→ **Problem to work on**
Transcribe every line from the top down to the line with "const yTicks = [0, 0.5, 1];", both ends included, but not the pictures.

----------

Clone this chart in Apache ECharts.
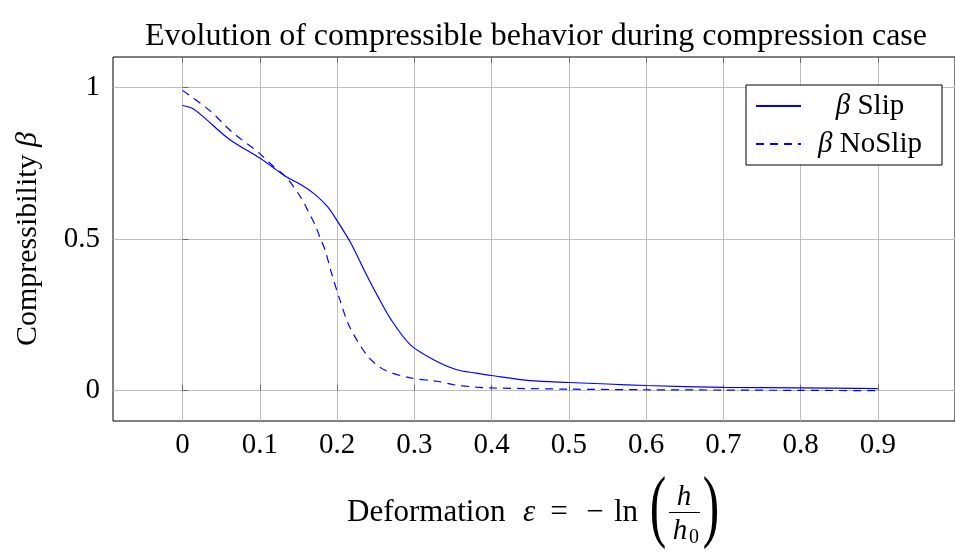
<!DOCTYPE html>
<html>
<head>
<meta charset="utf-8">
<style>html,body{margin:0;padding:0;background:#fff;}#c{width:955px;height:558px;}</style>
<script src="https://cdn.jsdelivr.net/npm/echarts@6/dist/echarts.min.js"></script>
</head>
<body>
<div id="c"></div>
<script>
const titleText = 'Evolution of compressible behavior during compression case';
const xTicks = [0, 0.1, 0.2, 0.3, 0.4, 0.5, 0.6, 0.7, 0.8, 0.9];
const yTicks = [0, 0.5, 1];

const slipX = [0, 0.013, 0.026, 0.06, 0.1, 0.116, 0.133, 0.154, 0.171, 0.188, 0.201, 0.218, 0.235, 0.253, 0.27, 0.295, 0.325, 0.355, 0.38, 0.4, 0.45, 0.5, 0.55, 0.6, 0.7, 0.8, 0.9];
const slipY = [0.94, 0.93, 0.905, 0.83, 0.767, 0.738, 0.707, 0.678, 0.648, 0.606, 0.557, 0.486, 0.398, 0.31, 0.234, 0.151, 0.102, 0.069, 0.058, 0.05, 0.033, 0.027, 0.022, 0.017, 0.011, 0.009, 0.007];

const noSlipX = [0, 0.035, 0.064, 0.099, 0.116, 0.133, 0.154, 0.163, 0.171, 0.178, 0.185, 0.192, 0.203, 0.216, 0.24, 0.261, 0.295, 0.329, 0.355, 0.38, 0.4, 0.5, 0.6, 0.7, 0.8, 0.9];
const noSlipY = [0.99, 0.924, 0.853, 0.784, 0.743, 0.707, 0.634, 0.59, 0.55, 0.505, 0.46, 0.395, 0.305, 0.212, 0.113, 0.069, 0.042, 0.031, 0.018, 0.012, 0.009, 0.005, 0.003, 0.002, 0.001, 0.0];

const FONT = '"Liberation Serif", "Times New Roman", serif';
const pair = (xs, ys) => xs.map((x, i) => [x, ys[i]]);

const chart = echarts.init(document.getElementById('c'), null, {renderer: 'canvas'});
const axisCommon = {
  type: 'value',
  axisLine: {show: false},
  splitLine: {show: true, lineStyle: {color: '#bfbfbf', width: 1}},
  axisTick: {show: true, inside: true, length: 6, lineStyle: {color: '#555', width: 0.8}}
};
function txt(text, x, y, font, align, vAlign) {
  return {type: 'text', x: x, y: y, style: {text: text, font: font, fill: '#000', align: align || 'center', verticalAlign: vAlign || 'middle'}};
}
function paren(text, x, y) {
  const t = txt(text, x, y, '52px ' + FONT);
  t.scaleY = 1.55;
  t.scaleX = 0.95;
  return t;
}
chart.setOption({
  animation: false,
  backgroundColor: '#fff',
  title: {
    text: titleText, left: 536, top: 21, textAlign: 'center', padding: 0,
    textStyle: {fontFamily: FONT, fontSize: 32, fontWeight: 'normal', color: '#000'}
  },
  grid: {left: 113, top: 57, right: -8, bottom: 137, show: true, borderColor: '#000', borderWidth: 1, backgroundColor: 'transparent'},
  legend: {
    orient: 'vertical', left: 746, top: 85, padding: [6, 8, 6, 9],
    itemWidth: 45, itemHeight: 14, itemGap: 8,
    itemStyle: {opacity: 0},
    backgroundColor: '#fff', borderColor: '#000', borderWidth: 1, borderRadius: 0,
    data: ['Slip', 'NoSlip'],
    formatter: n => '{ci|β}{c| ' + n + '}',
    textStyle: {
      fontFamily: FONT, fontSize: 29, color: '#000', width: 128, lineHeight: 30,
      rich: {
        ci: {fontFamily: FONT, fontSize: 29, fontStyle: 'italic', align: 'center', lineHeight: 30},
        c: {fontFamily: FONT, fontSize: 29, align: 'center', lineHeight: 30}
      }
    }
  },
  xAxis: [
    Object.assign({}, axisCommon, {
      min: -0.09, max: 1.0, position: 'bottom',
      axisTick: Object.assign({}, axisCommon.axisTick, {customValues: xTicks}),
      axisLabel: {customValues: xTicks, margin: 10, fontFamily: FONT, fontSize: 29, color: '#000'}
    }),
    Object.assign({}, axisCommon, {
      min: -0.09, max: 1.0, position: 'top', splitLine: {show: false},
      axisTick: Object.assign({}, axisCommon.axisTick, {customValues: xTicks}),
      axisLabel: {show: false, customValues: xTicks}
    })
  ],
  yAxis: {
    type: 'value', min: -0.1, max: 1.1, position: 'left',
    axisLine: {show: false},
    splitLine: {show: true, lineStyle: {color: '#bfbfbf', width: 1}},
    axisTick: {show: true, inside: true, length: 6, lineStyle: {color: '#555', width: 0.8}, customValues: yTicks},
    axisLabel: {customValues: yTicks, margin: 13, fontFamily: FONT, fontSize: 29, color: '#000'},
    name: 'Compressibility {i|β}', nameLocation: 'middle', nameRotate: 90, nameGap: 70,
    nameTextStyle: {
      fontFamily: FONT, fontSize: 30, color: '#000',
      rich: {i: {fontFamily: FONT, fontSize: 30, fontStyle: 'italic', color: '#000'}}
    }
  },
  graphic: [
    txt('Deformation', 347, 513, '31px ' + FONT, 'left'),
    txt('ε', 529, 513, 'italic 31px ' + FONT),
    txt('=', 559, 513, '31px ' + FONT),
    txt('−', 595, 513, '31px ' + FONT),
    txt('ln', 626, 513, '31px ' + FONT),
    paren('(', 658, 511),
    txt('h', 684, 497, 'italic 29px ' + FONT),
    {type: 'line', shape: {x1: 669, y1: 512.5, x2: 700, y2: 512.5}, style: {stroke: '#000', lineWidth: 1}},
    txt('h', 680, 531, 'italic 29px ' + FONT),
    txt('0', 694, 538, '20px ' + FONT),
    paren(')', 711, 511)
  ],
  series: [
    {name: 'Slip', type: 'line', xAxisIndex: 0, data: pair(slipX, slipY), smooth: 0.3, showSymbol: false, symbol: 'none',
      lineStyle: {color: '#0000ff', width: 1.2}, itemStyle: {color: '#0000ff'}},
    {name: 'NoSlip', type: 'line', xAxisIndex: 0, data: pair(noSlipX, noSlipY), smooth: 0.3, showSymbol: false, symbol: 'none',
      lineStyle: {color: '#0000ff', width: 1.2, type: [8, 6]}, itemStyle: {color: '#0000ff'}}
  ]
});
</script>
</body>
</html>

----------

→ **Reply to the exercise**
Clone this chart in Apache ECharts.
<!DOCTYPE html>
<html>
<head>
<meta charset="utf-8">
<style>html,body{margin:0;padding:0;background:#fff;}#c{width:955px;height:558px;}</style>
<script src="https://cdn.jsdelivr.net/npm/echarts@6/dist/echarts.min.js"></script>
</head>
<body>
<div id="c"></div>
<script>
const titleText = 'Evolution of compressible behavior during compression case';
const xTicks = [0, 0.1, 0.2, 0.3, 0.4, 0.5, 0.6, 0.7, 0.8, 0.9];
const yTicks = [0, 0.5, 1];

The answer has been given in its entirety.